SAN FRANCISCO – The days and hours before Stephen Curry’s 135th NBA playoff game won’t be much different than his first. The pit of his stomach reminds him of the stakes.
Even at 35, the proverbial butterflies still flutter and dance about in his gut.
“Absolutely,” Curry told NBC Sports Bay Area after practice Wednesday.
They’ll be there on Saturday, when the No. 6 seed Warriors step onto the court at Golden 1 Center in Sacramento to face the third-seeded Kings for Game 1 of a first-round of the Western Conference playoff series.
Sometime after tipoff, around 5:40 p.m., the insects will fly into the ether, just as they have in all the previous playoff games. As sure as they materialize in advance, they disappear when the sweating begins.
Always have, always will.
“Your level of preparation takes care of that once the game starts,” Curry said of that semi-queasy feeling leading up to Game 1. “It’s always there, though. Old heads used to say if it matters enough, you’ll have those. When it doesn’t, that’s when you start to worry.
“I definitely still have them. You embrace them. And then you just go out and hoop.”
That might be easier for Curry and some of his teammates than it will be for the starting lineup of the Kings.
All-Star point guard, the utterly electrifying De’Aaron Fox, is a six-year NBA veteran but will be making his postseason debut. Center Domantas Sabonis, a three-time All-Star, will be playing in his 13th playoff game, all of them first-round losses. Shooting guard Kevin Huerter has appeared in 23 postseason games, none with the Kings. Harrison Barnes is an 11-year veteran, but this is his first playoff appearance since 2016, when he was a member of the Warriors.
The Kings are young and fast and prolific, having led the league in scoring, averaging 120.7 points per game. Golden State, however, finished second, averaging 118.9 points per game. The offenses have a lot of similarities, surely rooted in the fact that Kings coach Mike Brown, in his first season in Sacramento, spent six seasons as the top assistant under Warriors coach Steve Kerr.
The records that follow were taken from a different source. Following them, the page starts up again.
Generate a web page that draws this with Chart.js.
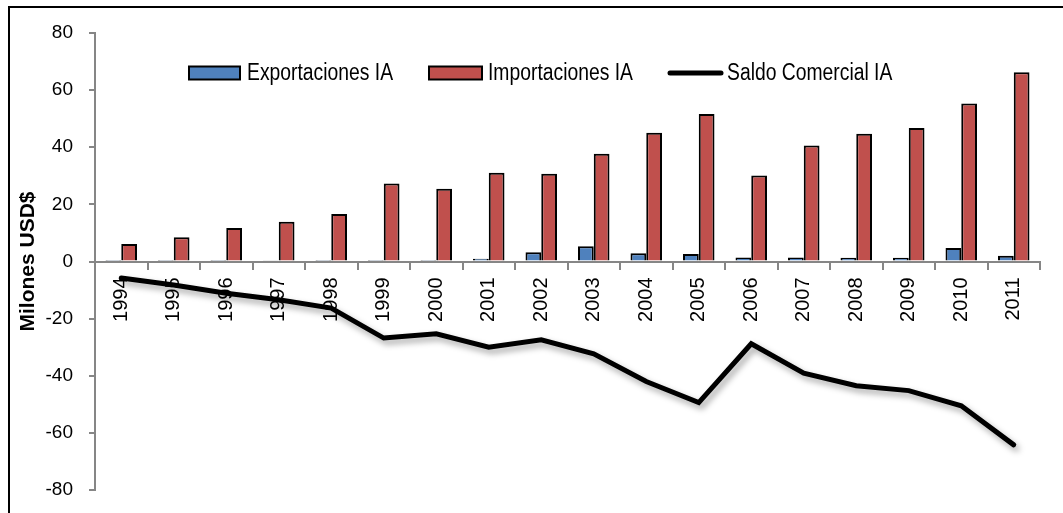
<!DOCTYPE html>
<html>
<head>
<meta charset="utf-8">
<script src="https://cdn.jsdelivr.net/npm/chart.js@4.4.1/dist/chart.umd.min.js"></script>
<style>
  html, body { margin: 0; padding: 0; background: #fff; overflow: hidden; }
  #wrap { position: relative; width: 1063px; height: 513px; overflow: hidden; }
  #frame { position: absolute; left: 8px; top: 6px; width: 1100px; height: 600px;
           border-left: 2px solid #000; border-top: 2px solid #000; pointer-events: none; }
  canvas { position: absolute; left: 0; top: 0; }
</style>
</head>
<body>
<div id="wrap">
  <canvas id="chart" width="1063" height="518"></canvas>
  <div id="frame"></div>
</div>
<script>
var years = ["1994", "1995", "1996", "1997", "1998", "1999", "2000", "2001", "2002",
             "2003", "2004", "2005", "2006", "2007", "2008", "2009", "2010", "2011"];
var exportaciones = [0.2, 0.2, 0.2, 0.3, 0.2, 0.2, 0.2, 1.0, 3.2, 5.3, 2.9, 2.6, 1.4, 1.4, 1.3, 1.3, 4.7, 2.0];
var importaciones = [6.1, 8.5, 11.7, 13.9, 16.6, 27.3, 25.5, 31.1, 30.7, 37.7, 45.1, 51.6, 30.1, 40.6, 44.7, 46.7, 55.3, 66.3];
var saldo = [-5.8, -8.2, -11.1, -13.4, -16.3, -26.8, -25.3, -30.0, -27.4, -32.3, -42.0, -49.4, -28.8, -39.1, -43.5, -45.2, -50.5, -64.2];
var seriesNames = ["Exportaciones IA", "Importaciones IA", "Saldo Comercial IA"];
var yMin = -80, yMax = 80, yStep = 20;

var AXIS_GREY = "#868686";
var FONT = "'Liberation Sans', Arial, sans-serif";

// soft shadow under the saldo line
var lineShadow = {
  id: "lineShadow",
  beforeDatasetDraw: function (chart, args) {
    if (args.index !== 2) return;
    var c = chart.ctx;
    c.save();
    c.shadowColor = "rgba(0,0,0,0.35)";
    c.shadowBlur = 6;
    c.shadowOffsetX = 3;
    c.shadowOffsetY = 4;
  },
  afterDatasetDraw: function (chart, args) {
    if (args.index === 2) chart.ctx.restore();
  }
};

// legend drawn inside the plot, like the original (condensed text)
var innerLegend = {
  id: "innerLegend",
  afterDraw: function (chart) {
    var c = chart.ctx;
    var ds = chart.data.datasets;
    var cy = 73;
    var items = [
      { x: 189, w: 51, tx: 247 },
      { x: 429, w: 53, tx: 488 },
      { x: 668, w: 55, tx: 727 }
    ];
    c.save();
    for (var i = 0; i < items.length; i++) {
      var it = items[i];
      if (i < 2) {
        c.fillStyle = ds[i].backgroundColor;
        c.fillRect(it.x, cy - 6.5, it.w, 13);
        c.lineWidth = 2;
        c.strokeStyle = "#000";
        c.strokeRect(it.x, cy - 6.5, it.w, 13);
      } else {
        c.beginPath();
        c.lineWidth = 5;
        c.lineCap = "round";
        c.strokeStyle = "#000";
        c.moveTo(it.x + 2, cy);
        c.lineTo(it.x + it.w - 2, cy);
        c.stroke();
      }
      c.save();
      c.translate(it.tx, cy + 1);
      c.scale(0.84, 1);
      c.font = "23px " + FONT;
      c.textBaseline = "middle";
      c.fillStyle = "#000";
      c.fillText(ds[i].label, 0, 0);
      c.restore();
    }
    c.restore();
  }
};

var ctx = document.getElementById("chart").getContext("2d");
var myChart = new Chart(ctx, {
  type: "bar",
  data: {
    labels: years,
    datasets: [
      {
        label: seriesNames[0],
        data: exportaciones,
        backgroundColor: "#4F81BD",
        borderColor: "#000",
        borderWidth: 2,
        order: 1
      },
      {
        label: seriesNames[1],
        data: importaciones,
        backgroundColor: "#C0504D",
        borderColor: "#000",
        borderWidth: 2,
        order: 1
      },
      {
        type: "line",
        label: seriesNames[2],
        data: saldo,
        borderColor: "#000",
        backgroundColor: "#000",
        borderWidth: 5,
        borderCapStyle: "round",
        pointRadius: 0,
        tension: 0,
        fill: false,
        order: 0
      }
    ]
  },
  options: {
    responsive: false,
    animation: false,
    datasets: {
      bar: { categoryPercentage: 0.6, barPercentage: 1.0 }
    },
    layout: {
      padding: { top: 33, bottom: 28, left: 0, right: 23 }
    },
    plugins: {
      legend: { display: false },
      tooltip: { enabled: false }
    },
    scales: {
      x: {
        position: { y: 0 },
        // axis sits at zero, its labels must not eat plot space
        afterFit: function (scale) { scale.paddingTop = 0; scale.paddingBottom = 0; },
        grid: {
          drawOnChartArea: false,
          drawTicks: true,
          tickLength: 7,
          color: AXIS_GREY,
          lineWidth: 2
        },
        border: { display: true, color: AXIS_GREY, width: 2 },
        ticks: {
          minRotation: 90,
          maxRotation: 90,
          padding: 9,
          color: "#000",
          font: { family: FONT, size: 20 }
        }
      },
      y: {
        min: yMin,
        max: yMax,
        afterFit: function (scale) { scale.width = 95; },
        grid: {
          drawOnChartArea: false,
          drawTicks: true,
          tickLength: 6,
          color: AXIS_GREY,
          lineWidth: 2
        },
        border: { display: true, color: AXIS_GREY, width: 2 },
        ticks: {
          stepSize: yStep,
          padding: 16,
          color: "#000",
          font: { family: FONT, size: 19 }
        },
        title: {
          display: true,
          text: "Milones USD$",
          color: "#000",
          padding: { top: 16, bottom: 0 },
          font: { family: FONT, size: 21, weight: "bold" }
        }
      }
    }
  },
  plugins: [lineShadow, innerLegend]
});
</script>
</body>
</html>
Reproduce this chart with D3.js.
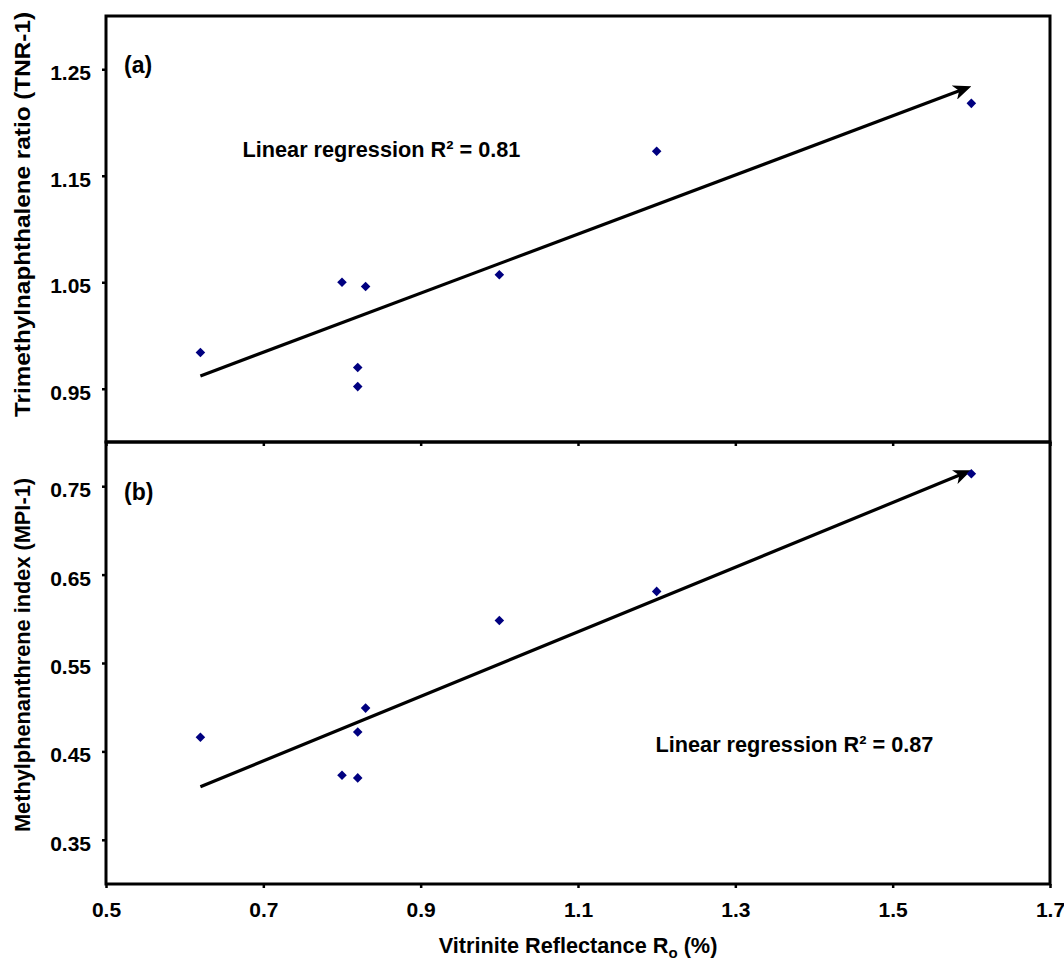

“They like to get up and down the floor, and so do we,” Curry said. “I’m sure the playoff atmosphere will be chaotic at first, with feeling each other out. But then you settle into whatever pace it presents itself to be.
“All it takes is for is a little bit of focus on taking care of the basketball and not feeding into their transition offense. They have a lot of weapons, and they play with a lot of speed. Obviously, D-Fox downhill is a problem.”
The most visible difference between the teams is experience, both regular season and postseason. The Warriors are built largely around Curry, with Draymond Green at one side and Klay Thompson at the other. Their average age is 34, and they’ve played a combined 34 seasons in the NBA – all as teammates.
The Kings are built around Fox and Sabonis, who have been teammates for a total of 94 games, not one in the playoffs.
Until Saturday. That’s when the Kings will confront Golden State’s wall of postseason wisdom.
Curry’s postseason record is 93-41 and his first-round record is 25-9. Veteran teammates Draymond Green and Klay Thompson have identical postseason records, 102-43 overall and 31-11 in the first round. Kevon Looney is up to 64 playoff games, with a 46-18, including 12-4 in the first round.
Whereas the Kings, after making the playoffs for the first time since 2006, will be trying to ignore the pesky insects that signal anxiety, the Warriors and Curry are welcoming a familiar presence.
“Just allow yourself to have fun out there,” he said. “That experience is dope, no matter how it plays out.”
Six trips to the NBA Finals, four championships and thousands of butterflies later, the feeling is the same for Curry. The old heads didn’t have to tell him that.